» **TO DO**:
Set down each record below precisely, skipping the pictures.

+---+

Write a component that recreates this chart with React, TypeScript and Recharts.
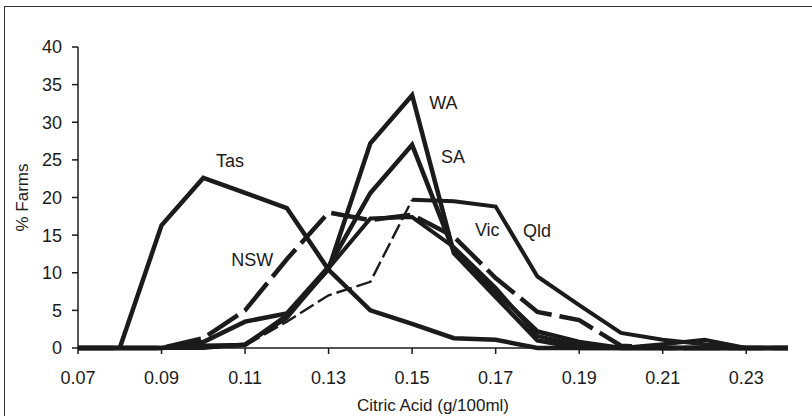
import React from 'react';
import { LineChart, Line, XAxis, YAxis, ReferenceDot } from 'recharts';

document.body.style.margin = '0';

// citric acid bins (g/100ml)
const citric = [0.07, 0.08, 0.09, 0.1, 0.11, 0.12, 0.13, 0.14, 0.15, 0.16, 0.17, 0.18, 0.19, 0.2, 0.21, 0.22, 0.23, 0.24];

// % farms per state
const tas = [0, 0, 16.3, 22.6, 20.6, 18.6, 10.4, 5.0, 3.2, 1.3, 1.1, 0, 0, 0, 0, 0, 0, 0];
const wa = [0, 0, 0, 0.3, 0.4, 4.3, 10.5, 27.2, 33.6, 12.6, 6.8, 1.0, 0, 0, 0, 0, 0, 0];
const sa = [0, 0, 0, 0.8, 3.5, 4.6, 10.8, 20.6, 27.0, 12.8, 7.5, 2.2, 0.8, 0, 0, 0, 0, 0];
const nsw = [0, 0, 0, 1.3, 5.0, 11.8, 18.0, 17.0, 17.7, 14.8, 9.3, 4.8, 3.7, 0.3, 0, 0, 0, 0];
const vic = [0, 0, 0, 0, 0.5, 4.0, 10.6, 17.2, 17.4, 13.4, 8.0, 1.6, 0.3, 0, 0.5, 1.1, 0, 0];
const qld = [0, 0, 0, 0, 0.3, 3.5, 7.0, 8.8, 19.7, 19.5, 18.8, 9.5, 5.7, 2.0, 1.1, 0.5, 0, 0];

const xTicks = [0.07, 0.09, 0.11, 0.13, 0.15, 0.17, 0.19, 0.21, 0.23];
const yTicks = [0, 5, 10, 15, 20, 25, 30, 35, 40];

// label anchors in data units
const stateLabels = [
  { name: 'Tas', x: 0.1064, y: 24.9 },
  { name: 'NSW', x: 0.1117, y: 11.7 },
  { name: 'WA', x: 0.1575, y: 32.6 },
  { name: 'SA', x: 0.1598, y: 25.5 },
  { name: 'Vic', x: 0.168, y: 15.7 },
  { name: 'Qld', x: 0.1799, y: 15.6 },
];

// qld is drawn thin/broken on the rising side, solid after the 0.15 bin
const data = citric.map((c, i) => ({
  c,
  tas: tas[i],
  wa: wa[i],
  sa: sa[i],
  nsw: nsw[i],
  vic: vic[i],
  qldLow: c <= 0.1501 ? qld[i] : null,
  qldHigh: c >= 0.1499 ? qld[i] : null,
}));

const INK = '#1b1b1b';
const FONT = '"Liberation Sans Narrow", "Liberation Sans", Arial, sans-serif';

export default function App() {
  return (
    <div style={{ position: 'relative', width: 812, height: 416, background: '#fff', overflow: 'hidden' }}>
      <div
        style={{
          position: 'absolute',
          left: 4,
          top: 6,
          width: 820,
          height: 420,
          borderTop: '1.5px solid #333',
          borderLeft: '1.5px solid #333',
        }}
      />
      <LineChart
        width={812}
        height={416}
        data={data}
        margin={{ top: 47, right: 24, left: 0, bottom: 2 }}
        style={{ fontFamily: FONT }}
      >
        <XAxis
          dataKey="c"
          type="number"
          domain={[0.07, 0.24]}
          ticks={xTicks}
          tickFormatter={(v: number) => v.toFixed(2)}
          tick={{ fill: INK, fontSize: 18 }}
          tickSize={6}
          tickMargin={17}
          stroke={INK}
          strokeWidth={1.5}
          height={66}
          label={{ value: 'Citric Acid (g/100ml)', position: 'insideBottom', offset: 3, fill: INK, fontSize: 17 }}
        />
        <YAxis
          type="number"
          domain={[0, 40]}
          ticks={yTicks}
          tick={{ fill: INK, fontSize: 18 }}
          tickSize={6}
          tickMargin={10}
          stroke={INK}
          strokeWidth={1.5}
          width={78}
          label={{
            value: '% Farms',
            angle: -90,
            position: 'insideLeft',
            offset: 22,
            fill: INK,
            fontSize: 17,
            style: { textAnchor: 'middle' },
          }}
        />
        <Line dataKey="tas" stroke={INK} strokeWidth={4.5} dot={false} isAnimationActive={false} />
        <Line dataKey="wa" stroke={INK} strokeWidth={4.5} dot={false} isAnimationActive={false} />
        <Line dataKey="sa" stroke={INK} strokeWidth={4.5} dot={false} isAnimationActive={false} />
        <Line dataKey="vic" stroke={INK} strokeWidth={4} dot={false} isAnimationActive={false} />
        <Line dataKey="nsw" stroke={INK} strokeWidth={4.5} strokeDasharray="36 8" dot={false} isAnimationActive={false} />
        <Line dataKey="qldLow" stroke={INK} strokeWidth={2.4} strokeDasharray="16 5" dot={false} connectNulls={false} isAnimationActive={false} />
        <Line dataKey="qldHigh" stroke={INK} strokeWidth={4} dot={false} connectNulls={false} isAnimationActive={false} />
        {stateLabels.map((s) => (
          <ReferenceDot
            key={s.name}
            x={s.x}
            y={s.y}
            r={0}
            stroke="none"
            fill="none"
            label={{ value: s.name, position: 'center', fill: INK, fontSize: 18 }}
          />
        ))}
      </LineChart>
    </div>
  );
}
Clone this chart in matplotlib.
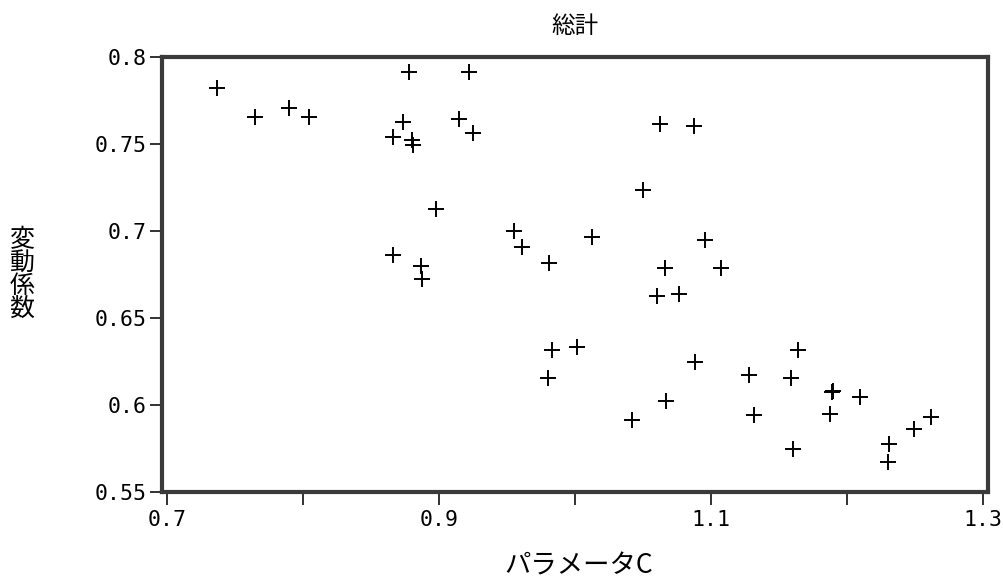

+---+

» **RESULT OF THE TASK**:
Write a component that recreates this chart with React, TypeScript and Recharts.
import React from 'react';
import { LineChart, Line, XAxis, YAxis, ReferenceDot } from 'recharts';

document.body.style.margin = '0';

// citric acid bins (g/100ml)
const citric = [0.07, 0.08, 0.09, 0.1, 0.11, 0.12, 0.13, 0.14, 0.15, 0.16, 0.17, 0.18, 0.19, 0.2, 0.21, 0.22, 0.23, 0.24];

// % farms per state
const tas = [0, 0, 16.3, 22.6, 20.6, 18.6, 10.4, 5.0, 3.2, 1.3, 1.1, 0, 0, 0, 0, 0, 0, 0];
const wa = [0, 0, 0, 0.3, 0.4, 4.3, 10.5, 27.2, 33.6, 12.6, 6.8, 1.0, 0, 0, 0, 0, 0, 0];
const sa = [0, 0, 0, 0.8, 3.5, 4.6, 10.8, 20.6, 27.0, 12.8, 7.5, 2.2, 0.8, 0, 0, 0, 0, 0];
const nsw = [0, 0, 0, 1.3, 5.0, 11.8, 18.0, 17.0, 17.7, 14.8, 9.3, 4.8, 3.7, 0.3, 0, 0, 0, 0];
const vic = [0, 0, 0, 0, 0.5, 4.0, 10.6, 17.2, 17.4, 13.4, 8.0, 1.6, 0.3, 0, 0.5, 1.1, 0, 0];
const qld = [0, 0, 0, 0, 0.3, 3.5, 7.0, 8.8, 19.7, 19.5, 18.8, 9.5, 5.7, 2.0, 1.1, 0.5, 0, 0];

const xTicks = [0.07, 0.09, 0.11, 0.13, 0.15, 0.17, 0.19, 0.21, 0.23];
const yTicks = [0, 5, 10, 15, 20, 25, 30, 35, 40];

// label anchors in data units
const stateLabels = [
  { name: 'Tas', x: 0.1064, y: 24.9 },
  { name: 'NSW', x: 0.1117, y: 11.7 },
  { name: 'WA', x: 0.1575, y: 32.6 },
  { name: 'SA', x: 0.1598, y: 25.5 },
  { name: 'Vic', x: 0.168, y: 15.7 },
  { name: 'Qld', x: 0.1799, y: 15.6 },
];

// qld is drawn thin/broken on the rising side, solid after the 0.15 bin
const data = citric.map((c, i) => ({
  c,
  tas: tas[i],
  wa: wa[i],
  sa: sa[i],
  nsw: nsw[i],
  vic: vic[i],
  qldLow: c <= 0.1501 ? qld[i] : null,
  qldHigh: c >= 0.1499 ? qld[i] : null,
}));

const INK = '#1b1b1b';
const FONT = '"Liberation Sans Narrow", "Liberation Sans", Arial, sans-serif';

export default function App() {
  return (
    <div style={{ position: 'relative', width: 812, height: 416, background: '#fff', overflow: 'hidden' }}>
      <div
        style={{
          position: 'absolute',
          left: 4,
          top: 6,
          width: 820,
          height: 420,
          borderTop: '1.5px solid #333',
          borderLeft: '1.5px solid #333',
        }}
      />
      <LineChart
        width={812}
        height={416}
        data={data}
        margin={{ top: 47, right: 24, left: 0, bottom: 2 }}
        style={{ fontFamily: FONT }}
      >
        <XAxis
          dataKey="c"
          type="number"
          domain={[0.07, 0.24]}
          ticks={xTicks}
          tickFormatter={(v: number) => v.toFixed(2)}
          tick={{ fill: INK, fontSize: 18 }}
          tickSize={6}
          tickMargin={17}
          stroke={INK}
          strokeWidth={1.5}
          height={66}
          label={{ value: 'Citric Acid (g/100ml)', position: 'insideBottom', offset: 3, fill: INK, fontSize: 17 }}
        />
        <YAxis
          type="number"
          domain={[0, 40]}
          ticks={yTicks}
          tick={{ fill: INK, fontSize: 18 }}
          tickSize={6}
          tickMargin={10}
          stroke={INK}
          strokeWidth={1.5}
          width={78}
          label={{
            value: '% Farms',
            angle: -90,
            position: 'insideLeft',
            offset: 22,
            fill: INK,
            fontSize: 17,
            style: { textAnchor: 'middle' },
          }}
        />
        <Line dataKey="tas" stroke={INK} strokeWidth={4.5} dot={false} isAnimationActive={false} />
        <Line dataKey="wa" stroke={INK} strokeWidth={4.5} dot={false} isAnimationActive={false} />
        <Line dataKey="sa" stroke={INK} strokeWidth={4.5} dot={false} isAnimationActive={false} />
        <Line dataKey="vic" stroke={INK} strokeWidth={4} dot={false} isAnimationActive={false} />
        <Line dataKey="nsw" stroke={INK} strokeWidth={4.5} strokeDasharray="36 8" dot={false} isAnimationActive={false} />
        <Line dataKey="qldLow" stroke={INK} strokeWidth={2.4} strokeDasharray="16 5" dot={false} connectNulls={false} isAnimationActive={false} />
        <Line dataKey="qldHigh" stroke={INK} strokeWidth={4} dot={false} connectNulls={false} isAnimationActive={false} />
        {stateLabels.map((s) => (
          <ReferenceDot
            key={s.name}
            x={s.x}
            y={s.y}
            r={0}
            stroke="none"
            fill="none"
            label={{ value: s.name, position: 'center', fill: INK, fontSize: 18 }}
          />
        ))}
      </LineChart>
    </div>
  );
}
Clone this chart in matplotlib.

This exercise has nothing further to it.